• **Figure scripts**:
····················
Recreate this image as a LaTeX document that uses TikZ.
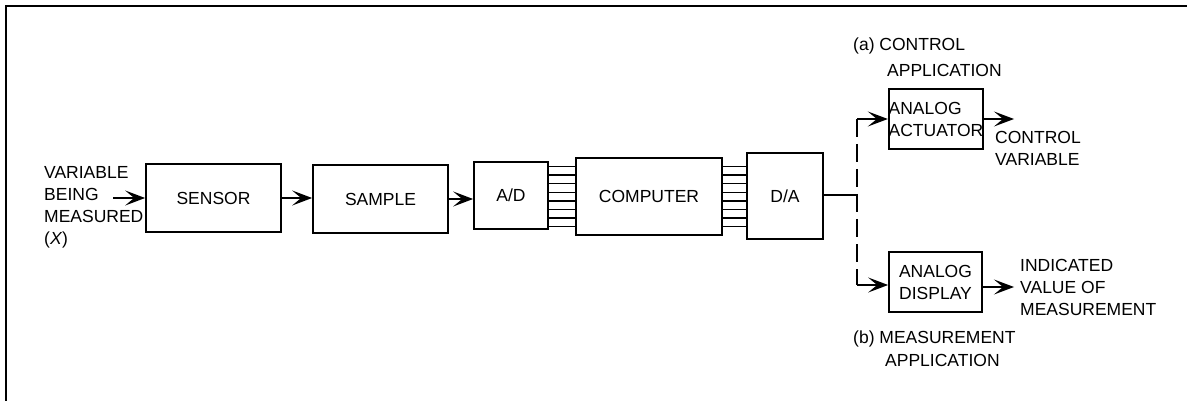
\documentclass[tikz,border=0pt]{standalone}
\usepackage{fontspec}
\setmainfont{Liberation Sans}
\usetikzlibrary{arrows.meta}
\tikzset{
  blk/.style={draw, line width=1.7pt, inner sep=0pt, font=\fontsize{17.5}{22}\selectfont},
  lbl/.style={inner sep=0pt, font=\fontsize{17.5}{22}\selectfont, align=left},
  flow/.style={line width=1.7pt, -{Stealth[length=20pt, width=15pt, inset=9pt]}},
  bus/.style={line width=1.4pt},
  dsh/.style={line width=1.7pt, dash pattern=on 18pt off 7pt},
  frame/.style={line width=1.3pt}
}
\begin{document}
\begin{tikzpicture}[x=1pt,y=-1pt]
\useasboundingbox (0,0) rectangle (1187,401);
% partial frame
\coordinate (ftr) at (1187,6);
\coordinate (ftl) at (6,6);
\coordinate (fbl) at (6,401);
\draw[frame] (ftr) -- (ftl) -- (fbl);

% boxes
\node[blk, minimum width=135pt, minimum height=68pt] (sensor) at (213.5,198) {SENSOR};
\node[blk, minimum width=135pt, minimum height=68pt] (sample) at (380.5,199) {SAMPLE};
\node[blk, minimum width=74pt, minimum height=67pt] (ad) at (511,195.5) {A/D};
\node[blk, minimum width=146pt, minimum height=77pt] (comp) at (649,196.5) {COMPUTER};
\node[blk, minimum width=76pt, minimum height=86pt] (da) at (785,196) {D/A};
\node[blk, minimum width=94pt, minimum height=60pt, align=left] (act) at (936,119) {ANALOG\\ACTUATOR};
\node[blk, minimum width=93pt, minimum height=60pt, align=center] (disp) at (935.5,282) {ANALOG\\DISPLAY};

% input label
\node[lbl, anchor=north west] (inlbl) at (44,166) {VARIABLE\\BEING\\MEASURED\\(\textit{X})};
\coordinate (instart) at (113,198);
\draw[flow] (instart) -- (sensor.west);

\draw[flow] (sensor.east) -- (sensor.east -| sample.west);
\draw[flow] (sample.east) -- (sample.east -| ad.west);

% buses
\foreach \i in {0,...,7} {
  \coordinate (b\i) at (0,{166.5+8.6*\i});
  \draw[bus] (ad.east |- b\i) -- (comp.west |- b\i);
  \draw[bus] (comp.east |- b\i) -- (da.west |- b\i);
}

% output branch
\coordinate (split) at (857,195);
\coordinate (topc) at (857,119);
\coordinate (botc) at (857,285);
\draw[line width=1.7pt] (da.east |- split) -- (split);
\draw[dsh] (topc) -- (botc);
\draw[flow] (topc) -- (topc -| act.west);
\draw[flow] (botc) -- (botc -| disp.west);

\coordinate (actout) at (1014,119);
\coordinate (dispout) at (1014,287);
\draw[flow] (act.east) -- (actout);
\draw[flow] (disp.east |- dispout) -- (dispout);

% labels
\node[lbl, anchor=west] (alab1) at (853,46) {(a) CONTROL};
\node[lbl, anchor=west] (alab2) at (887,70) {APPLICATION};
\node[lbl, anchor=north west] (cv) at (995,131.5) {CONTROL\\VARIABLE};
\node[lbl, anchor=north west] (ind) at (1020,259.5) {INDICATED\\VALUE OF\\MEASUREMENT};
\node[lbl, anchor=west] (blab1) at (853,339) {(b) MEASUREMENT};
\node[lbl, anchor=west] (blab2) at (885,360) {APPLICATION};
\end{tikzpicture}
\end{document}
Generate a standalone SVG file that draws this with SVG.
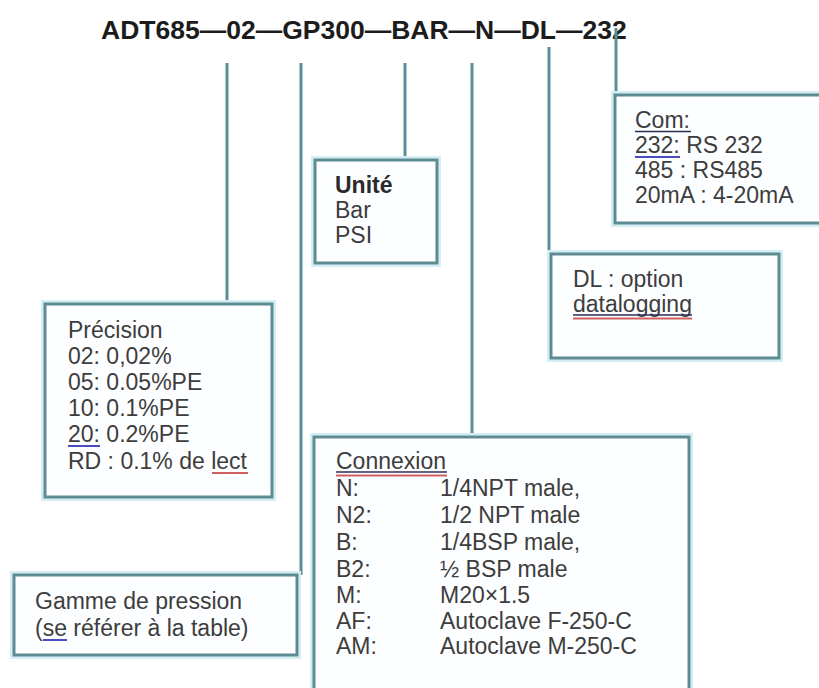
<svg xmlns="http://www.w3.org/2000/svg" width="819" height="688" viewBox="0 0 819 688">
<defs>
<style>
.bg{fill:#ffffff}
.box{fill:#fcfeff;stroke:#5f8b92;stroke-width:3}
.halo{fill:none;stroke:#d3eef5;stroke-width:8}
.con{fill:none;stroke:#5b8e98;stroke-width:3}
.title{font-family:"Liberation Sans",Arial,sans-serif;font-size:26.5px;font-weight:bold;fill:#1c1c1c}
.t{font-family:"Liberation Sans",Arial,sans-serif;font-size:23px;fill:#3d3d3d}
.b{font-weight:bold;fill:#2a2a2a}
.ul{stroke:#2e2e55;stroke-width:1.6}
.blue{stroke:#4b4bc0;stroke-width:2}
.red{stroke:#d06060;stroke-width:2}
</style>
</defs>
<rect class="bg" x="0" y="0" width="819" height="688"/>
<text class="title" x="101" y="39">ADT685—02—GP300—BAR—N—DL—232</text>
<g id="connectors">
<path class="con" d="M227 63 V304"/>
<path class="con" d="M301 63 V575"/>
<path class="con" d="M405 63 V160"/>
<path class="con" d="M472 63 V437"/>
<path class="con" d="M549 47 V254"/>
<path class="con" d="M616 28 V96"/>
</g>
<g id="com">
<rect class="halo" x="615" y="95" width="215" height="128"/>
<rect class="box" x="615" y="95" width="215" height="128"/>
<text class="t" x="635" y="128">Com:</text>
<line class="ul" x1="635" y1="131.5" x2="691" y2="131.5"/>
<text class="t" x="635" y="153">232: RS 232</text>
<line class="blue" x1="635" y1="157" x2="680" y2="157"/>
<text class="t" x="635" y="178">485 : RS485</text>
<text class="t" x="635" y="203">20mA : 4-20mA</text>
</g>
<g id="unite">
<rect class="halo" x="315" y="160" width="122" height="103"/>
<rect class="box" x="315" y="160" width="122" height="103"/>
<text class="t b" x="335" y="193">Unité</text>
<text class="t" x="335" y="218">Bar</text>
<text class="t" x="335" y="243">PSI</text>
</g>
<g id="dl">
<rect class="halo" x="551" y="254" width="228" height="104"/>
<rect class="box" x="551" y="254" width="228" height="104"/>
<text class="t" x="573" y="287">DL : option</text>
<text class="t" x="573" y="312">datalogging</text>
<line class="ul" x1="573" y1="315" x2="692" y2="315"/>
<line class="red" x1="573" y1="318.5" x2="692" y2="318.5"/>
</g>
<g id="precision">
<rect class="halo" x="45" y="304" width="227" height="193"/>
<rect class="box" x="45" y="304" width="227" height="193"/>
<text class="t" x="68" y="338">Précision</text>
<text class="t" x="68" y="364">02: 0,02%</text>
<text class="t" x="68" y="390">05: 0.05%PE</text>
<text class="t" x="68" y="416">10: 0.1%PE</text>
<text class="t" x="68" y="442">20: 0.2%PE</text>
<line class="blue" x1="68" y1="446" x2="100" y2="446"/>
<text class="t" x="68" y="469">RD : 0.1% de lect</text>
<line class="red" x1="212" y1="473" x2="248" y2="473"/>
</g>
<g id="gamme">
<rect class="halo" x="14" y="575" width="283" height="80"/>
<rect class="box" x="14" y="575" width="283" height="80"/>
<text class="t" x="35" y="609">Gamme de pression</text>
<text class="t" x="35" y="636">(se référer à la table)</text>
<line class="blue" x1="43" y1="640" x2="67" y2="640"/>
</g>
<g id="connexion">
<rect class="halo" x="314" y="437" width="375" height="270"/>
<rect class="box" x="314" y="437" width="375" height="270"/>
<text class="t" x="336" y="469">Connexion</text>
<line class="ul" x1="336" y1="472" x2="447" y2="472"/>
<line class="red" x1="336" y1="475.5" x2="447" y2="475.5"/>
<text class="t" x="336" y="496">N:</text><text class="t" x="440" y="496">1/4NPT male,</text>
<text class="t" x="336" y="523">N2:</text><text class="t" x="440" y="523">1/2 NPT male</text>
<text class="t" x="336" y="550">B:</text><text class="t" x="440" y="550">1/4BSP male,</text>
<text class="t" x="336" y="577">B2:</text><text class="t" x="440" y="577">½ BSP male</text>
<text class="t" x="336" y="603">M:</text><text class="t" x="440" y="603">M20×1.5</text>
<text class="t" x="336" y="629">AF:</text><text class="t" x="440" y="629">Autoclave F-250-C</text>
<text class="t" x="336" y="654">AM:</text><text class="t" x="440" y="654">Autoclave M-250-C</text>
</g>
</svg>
····················
Exactly how many lines in the data above contain the word "standalone"? Respond with the number and nothing more.

• **ANSWER TO THE EXERCISE**:
2